Texte collectif paru dans le Devoir du 7 mars 2017
La Convention de 1951 relative au statut des réfugiés prévoit que les États contractants n’appliqueront aucune sanction pénale aux demandeurs d’asile qui entrent irrégulièrement sur leur territoire dans la mesure où ces derniers se présentent aux autorités et leur exposent leurs craintes de persécution. Par conséquent, il n’y a rien d’illégal à traverser irrégulièrement la frontière canado-américaine pour revendiquer l’asile, et c’est pour cette raison que les demandeurs d’asile accourent vers les agents de la GRC aussitôt le passage réussi, et ce, sans être passibles de quelconque sanction. Du même coup, une fois l’asile revendiqué et leur identité établie, ces personnes quittent les bureaux frontaliers en toute légalité dans l’attente du traitement de leur demande au Canada. Ces passages sont certes irréguliers, mais ils sont tout à fait légaux.
Depuis l’élection du président américain Donald J. Trump et notamment depuis sa signature de plusieurs décrets exécutifs — suspendus ou non — limitant les demandes de protection aux États-Unis, le Canada a connu une croissance de passages irréguliers à sa frontière sud. Ces passages s’expliquent par l’existence d’une Entente entre le Canada et les États-Unis sur les tiers pays sûrs qui interdit, sauf exception, à une personne se trouvant aux États-Unis de revendiquer l’asile au Canada. Essentiellement, une personne se présentant directement à un poste frontalier canadien pour demander l’asile depuis les États-Unis y sera immédiatement retournée, quels que soient ses motifs d’asile. Or, une demande d’asile faite en sol canadien, elle, n’est pas soumise à cette interdiction, et ces passages irréguliers permettent donc aux demandeurs d’asile de revendiquer la protection du Canada aussitôt la frontière traversée.

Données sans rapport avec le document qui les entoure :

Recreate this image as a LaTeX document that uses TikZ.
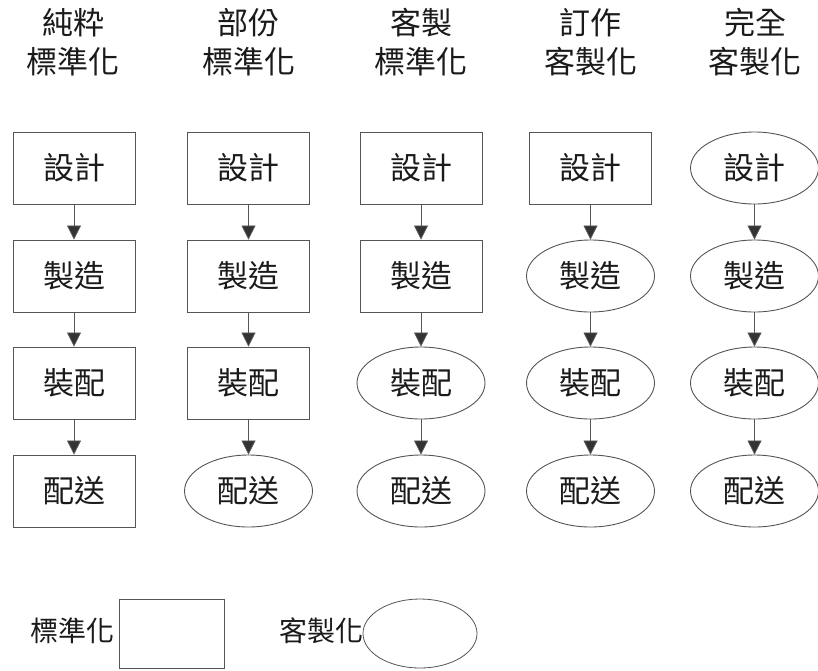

Une « entente » canado-américaine contre les immigrants
L’Entente entre le Canada et les États-Unis est donc la principale cause de ces entrées irrégulières, et sa suspension doit rapidement être décrétée afin de permettre à toute personne de revendiquer l’asile au Canada sans devoir entreprendre un difficile et dangereux périple mettant en danger sa vie, sa santé et sa sécurité. Quelles que soient les mesures entreprises pour bloquer les frontières, l’histoire a bel et bien démontré qu’une personne ou une famille qui craint pour sa vie prendra tous les moyens nécessaires afin d’assurer sa sécurité.
Les décrets adoptés par le nouveau gouvernement américain ont un impact réel et grave sur les demandeurs d’asile aux États-Unis qui sont maintenant plus à risque d’être détenus pour des périodes prolongées, de ne pas être représentés par avocat et même d’être expulsés sans que leurs craintes de persécution soient entendues. Devant l’insécurité et l’incertitude qui poussent ces personnes à traverser irrégulièrement la frontière, le Canada doit démontrer humanisme et compassion, et éviter toutes dérives sécuritaires injustifiées.
Toute mesure renforçant la sécurité frontalière n’aura pour effet que d’aggraver les risques et d’augmenter la vulnérabilité, notamment, de femmes et d’enfants sollicitant la protection du Canada. Au contraire, la suspension de l’Entente aura pour effet de mettre immédiatement fin à tout passage irrégulier en permettant de demander l’asile aux postes frontaliers, laissant alors la Commission de l’immigration et du statut de réfugié juger du bien-fondé de la demande de protection. Les signataires de cette lettre demandent donc au gouvernement canadien de décréter la suspension immédiate de l’Entente, et ce, de manière à protéger la vie, la santé et la sécurité des plus vulnérables de notre société.